Home » Can’t Beat the Market? Don’t Worry, Most Finance Professionals Can’t Either

Can’t Beat the Market? Don’t Worry, Most Finance Professionals Can’t Either

by Paul-Martin Foss

One of the larger debates that is ongoing in the investment industry is whether or not people should invest in active or passive investment funds. Active funds are those that are run by fund managers who attempt to beat average market returns in their particular sector. Active funds can invest in small-, mid-, or large-cap stocks, bonds, commodities, or specialize in a particular sector of the economy or a particular country or geographic area.

Passive funds are funds that try to match a particular stock index, such as the S&P 500 or the Russell 3000. Because they aren’t constantly buying and selling assets to change their portfolio in an attempt to beat the market, passive funds offer lower costs than active funds.
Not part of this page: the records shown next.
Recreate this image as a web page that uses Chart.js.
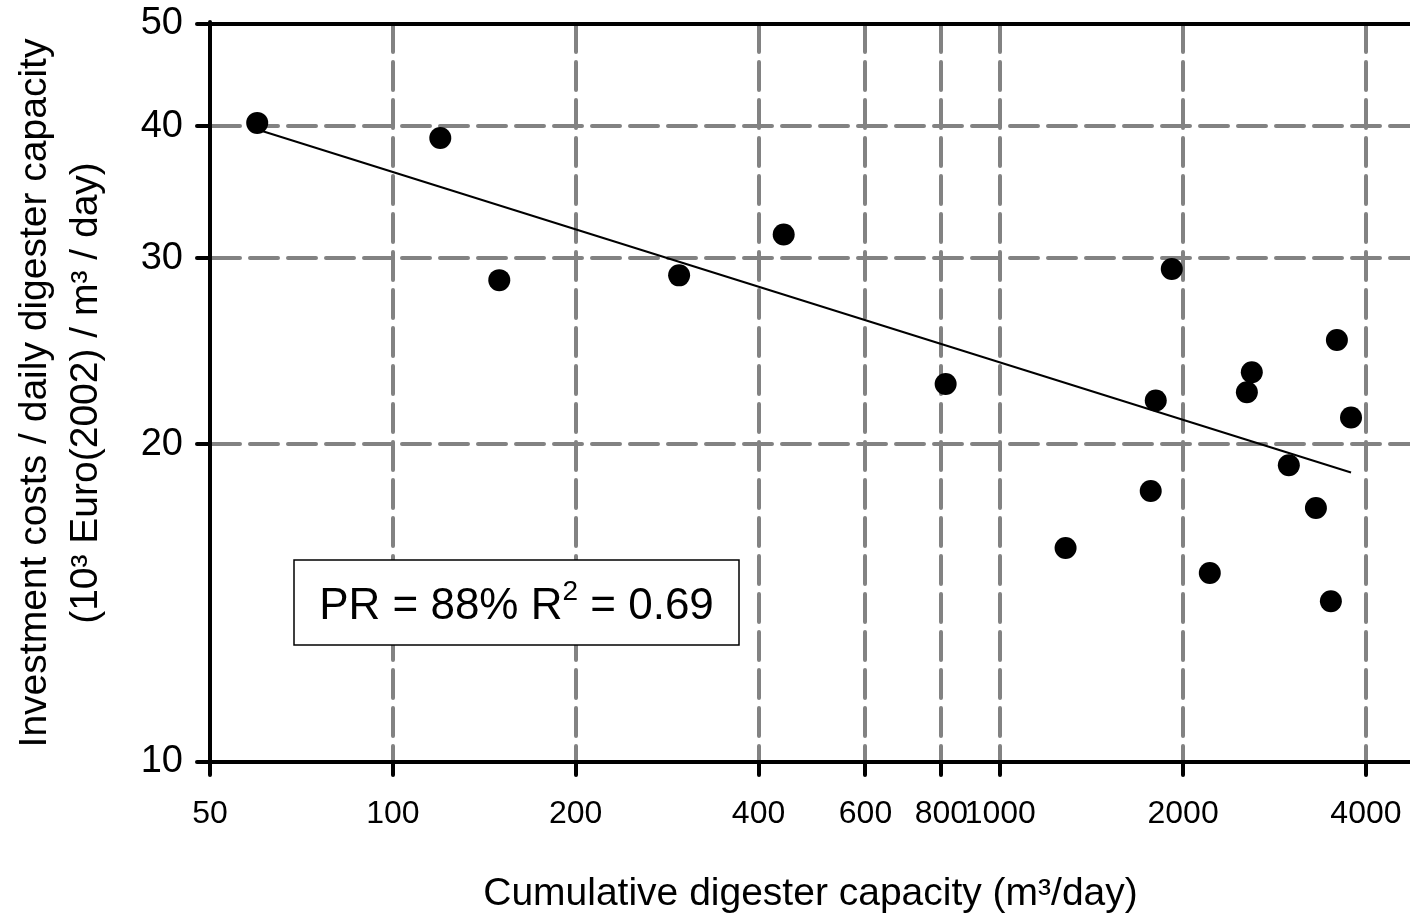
<!DOCTYPE html>
<html>
<head>
<meta charset="utf-8">
<script src="https://cdn.jsdelivr.net/npm/chart.js@4/dist/chart.umd.min.js"></script>
<style>
html,body{margin:0;padding:0;background:#fff;overflow:hidden;}
#wrap{width:1410px;height:920px;overflow:hidden;}
</style>
</head>
<body>
<div id="wrap"><canvas id="c" width="1422" height="920"></canvas></div>
<script>
// ---- data ----
const capacity = [59.8, 119.7, 149.7, 296, 440, 813, 1281, 1769, 1803, 1916, 2213, 2547, 2595, 2986, 3309, 3502, 3583, 3780];
const costs    = [40.3, 39.0, 28.6, 28.9, 31.6, 22.8, 15.95, 18.06, 22.0, 29.3, 15.1, 22.4, 23.4, 19.1, 17.4, 14.2, 25.1, 21.2];
const trendX   = [60.0, 3780];
const trendY   = [39.7, 18.8];
const xTicks   = [50, 100, 200, 400, 600, 800, 1000, 2000, 4000];
const yTicks   = [10, 20, 30, 40, 50];
const xTitle   = 'Cumulative digester capacity (m\u00B3/day)';
const yTitle   = ['Investment costs / daily digester capacity', '(10\u00B3 Euro(2002) / m\u00B3 / day)'];
const boxText  = ['PR = 88% R', '2', ' = 0.69'];

const FONT = "'Liberation Sans', Arial, sans-serif";
const GRID = '#828282';

const points = capacity.map((x, i) => ({x: x, y: costs[i]}));
const trend = trendX.map((x, i) => ({x: x, y: trendY[i]}));

const framePlugin = {
  id: 'frame',
  beforeDraw(chart) { chart.ctx.lineCap = 'round'; },
  afterDraw(chart) {
    const ctx = chart.ctx, a = chart.chartArea;
    ctx.save();
    // top border
    ctx.lineCap = 'butt';
    ctx.strokeStyle = '#000';
    ctx.lineWidth = 4;
    ctx.beginPath();
    ctx.moveTo(a.left - 13, a.top);
    ctx.lineTo(a.right, a.top);
    ctx.stroke();
    // annotation box
    const bx = a.left + 84, by = 560, bw = 445, bh = 85;
    ctx.fillStyle = '#fff';
    ctx.fillRect(bx, by, bw, bh);
    ctx.lineWidth = 1.5;
    ctx.strokeRect(bx, by, bw, bh);
    ctx.fillStyle = '#000';
    ctx.textBaseline = 'alphabetic';
    const big = "44px " + FONT, small = "28px " + FONT;
    ctx.font = big; const w1 = ctx.measureText(boxText[0]).width;
    ctx.font = small; const w2 = ctx.measureText(boxText[1]).width;
    ctx.font = big; const w3 = ctx.measureText(boxText[2]).width;
    let x = bx + (bw - (w1 + w2 + w3)) / 2;
    const base = by + bh / 2 + 16;
    ctx.font = big; ctx.fillText(boxText[0], x, base); x += w1;
    ctx.font = small; ctx.fillText(boxText[1], x, base - 19); x += w2;
    ctx.font = big; ctx.fillText(boxText[2], x, base);
    ctx.restore();
  }
};

new Chart(document.getElementById('c'), {
  type: 'scatter',
  data: {
    datasets: [
      {
        type: 'line',
        data: trend,
        borderColor: '#000',
        borderWidth: 2,
        pointRadius: 0,
        fill: false,
        order: 1
      },
      {
        data: points,
        backgroundColor: '#000',
        borderColor: '#000',
        borderWidth: 0,
        pointRadius: 11,
        order: 0
      }
    ]
  },
  options: {
    responsive: false,
    animation: false,
    devicePixelRatio: 1,
    layout: {padding: {left: 0, right: 0, top: 24, bottom: 0}},
    plugins: {legend: {display: false}, tooltip: {enabled: false}},
    scales: {
      x: {
        type: 'logarithmic',
        min: 50,
        max: 4745,
        afterBuildTicks(s) { s.ticks = xTicks.map(v => ({value: v})); },
        afterFit(s) { s.height = 158; s.paddingLeft = 0; s.paddingRight = 0; },
        border: {display: true, color: '#000', width: 4, dash: [28, 10]},
        grid: {
          color: c => (c.tick && c.tick.value === 50) ? 'rgba(0,0,0,0)' : GRID,
          lineWidth: 4,
          tickColor: '#000',
          tickWidth: 4,
          tickLength: 13,
          drawTicks: true
        },
        ticks: {
          autoSkip: false,
          maxRotation: 0,
          color: '#000',
          padding: 20,
          font: {family: FONT, size: 32},
          callback: v => String(v)
        },
        title: {
          display: true,
          text: xTitle,
          color: '#000',
          font: {family: FONT, size: 39, lineHeight: 1.2},
          padding: {top: 0, bottom: 2}
        }
      },
      y: {
        type: 'logarithmic',
        min: 10,
        max: 50,
        afterBuildTicks(s) { s.ticks = yTicks.map(v => ({value: v})); },
        afterFit(s) { s.width = 210; s.paddingTop = 0; s.paddingBottom = 0; },
        border: {display: true, color: '#000', width: 4, dash: [28, 10]},
        grid: {
          color: c => (c.tick && (c.tick.value === 50 || c.tick.value === 10)) ? 'rgba(0,0,0,0)' : GRID,
          lineWidth: 4,
          tickColor: '#000',
          tickWidth: 4,
          tickLength: 13,
          drawTicks: true
        },
        ticks: {
          color: '#000',
          padding: 14,
          font: {family: FONT, size: 38},
          callback: v => String(v)
        },
        title: {
          display: true,
          text: yTitle,
          color: '#000',
          font: {family: FONT, size: 39, lineHeight: 1.3},
          padding: {top: 10, bottom: 0}
        }
      }
    }
  },
  plugins: [framePlugin]
});
</script>
</body>
</html>
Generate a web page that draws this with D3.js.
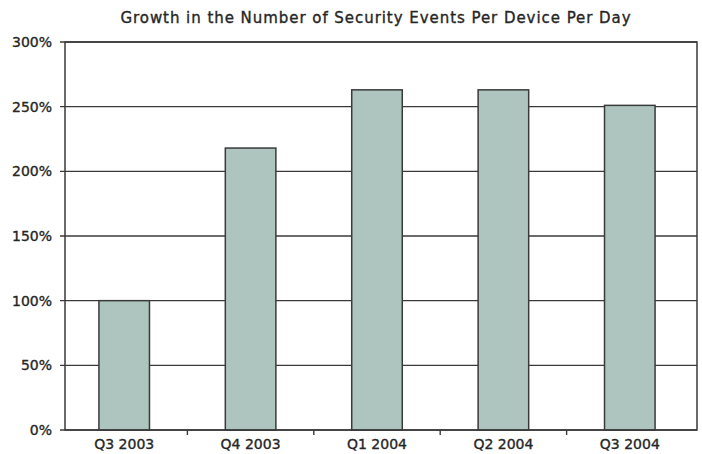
<!DOCTYPE html>
<html lang="en">
  <head>
    <meta charset="utf-8">
    <title>Growth in the Number of Security Events Per Device Per Day</title>
    <script src="https://d3js.org/d3.v7.js"></script>
    <style>
      body { margin: 0; background: #fff; }
      text { font-family: "DejaVu Sans", sans-serif; fill: #262626; stroke: #262626; stroke-width: 0.35px; }
    </style>
  </head>
  <body>
  <script>

  // data
  var quarters = ["Q3 2003", "Q4 2003", "Q1 2004", "Q2 2004", "Q3 2004"];
  var growth = [100, 218, 263, 263, 251];
  var yTicks = [0, 50, 100, 150, 200, 250, 300];

  var w = 702, h = 454;
  var plotLeft = 65, plotRight = 697, plotTop = 42, plotBottom = 430;

  var svg = d3.select("body").append("svg")
      .attr("width", w)
      .attr("height", h);

  var xScale = d3.scaleBand()
      .domain(quarters)
      .range([61, 693])
      .paddingInner(0.6)
      .paddingOuter(0.3);

  var yScale = d3.scaleLinear()
      .domain([0, 300])
      .range([plotBottom, plotTop]);

  // title
  svg.append("text")
     .attr("x", 376)
     .attr("y", 23)
     .attr("text-anchor", "middle")
     .style("font-size", "15px")
     .style("letter-spacing", "0.95px")
     .text("Growth in the Number of Security Events Per Device Per Day");

  // gridlines + y ticks
  svg.selectAll(".grid")
     .data(yTicks)
     .join("line")
     .attr("class", "grid")
     .attr("x1", plotLeft - 5)
     .attr("x2", plotRight)
     .attr("y1", d => yScale(d))
     .attr("y2", d => yScale(d))
     .attr("stroke", "#3a3a3a")
     .attr("stroke-width", 1.4);

  svg.selectAll(".ylab")
     .data(yTicks)
     .join("text")
     .attr("class", "ylab")
     .attr("x", 52)
     .attr("y", d => yScale(d) + 5)
     .attr("text-anchor", "end")
     .style("font-size", "14px")
     .text(d => d + "%");

  // bars
  svg.selectAll(".bar")
     .data(growth)
     .join("rect")
     .attr("class", "bar")
     .attr("x", (d, i) => xScale(quarters[i]))
     .attr("y", d => yScale(d))
     .attr("width", xScale.bandwidth())
     .attr("height", d => yScale(0) - yScale(d))
     .attr("fill", "#adc5be")
     .attr("stroke", "#3a3a3a")
     .attr("stroke-width", 1.5);

  // frame
  svg.append("rect")
     .attr("x", plotLeft)
     .attr("y", plotTop)
     .attr("width", plotRight - plotLeft)
     .attr("height", plotBottom - plotTop)
     .attr("fill", "none")
     .attr("stroke", "#3a3a3a")
     .attr("stroke-width", 1.5);

  // x ticks between categories
  var step = xScale.step();
  svg.selectAll(".xtick")
     .data(quarters.slice(1))
     .join("line")
     .attr("class", "xtick")
     .attr("x1", d => xScale(d) + xScale.bandwidth() / 2 - step / 2)
     .attr("x2", d => xScale(d) + xScale.bandwidth() / 2 - step / 2)
     .attr("y1", plotBottom)
     .attr("y2", plotBottom + 5)
     .attr("stroke", "#3a3a3a")
     .attr("stroke-width", 1.4);

  svg.selectAll(".xlab")
     .data(quarters)
     .join("text")
     .attr("class", "xlab")
     .attr("x", d => xScale(d) + xScale.bandwidth() / 2)
     .attr("y", 449)
     .attr("text-anchor", "middle")
     .style("font-size", "14px")
     .text(d => d);

  </script>
  </body>
</html>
But passive funds are also derided by many fund managers as a way to guarantee mediocrity, as they will “only” do as well as markets. That’s why many investment professionals will recommend active funds, so that investors can outperform markets. But will investors who invest in active funds actually beat markets?

A recent report published by S&P Dow Jones Indices indicated that passive funds may actually outperform active funds by quite a wide margin. When comparing active fund performance to the benchmark indexes those funds were attempting to outperform, S&P found that most active funds were outperformed by the benchmarks. Out of all domestic equity funds, over 63% were outperformed over the past year.

And those number just get worse as time progresses. At the 3-year, 5-year, 10-year, and 15-year marks, that number increases to 83.40%, 86.72%, 86.65%, and 83.74% respectively. And those numbers are even worse when you look at small-, mid-, and large-cap funds. Over a fifteen-year period, 92-96% of those active funds are outperformed by benchmarks.

That means that at best you can expect a less than 20% chance of outperforming markets by investing in an actively-managed fund, and at worst a 4% chance of outperforming markets. And for that you get the privilege of having to pay higher fees to boot. With that kind of performance, it’s no wonder that more and more investors are choosing to invest in passive index funds.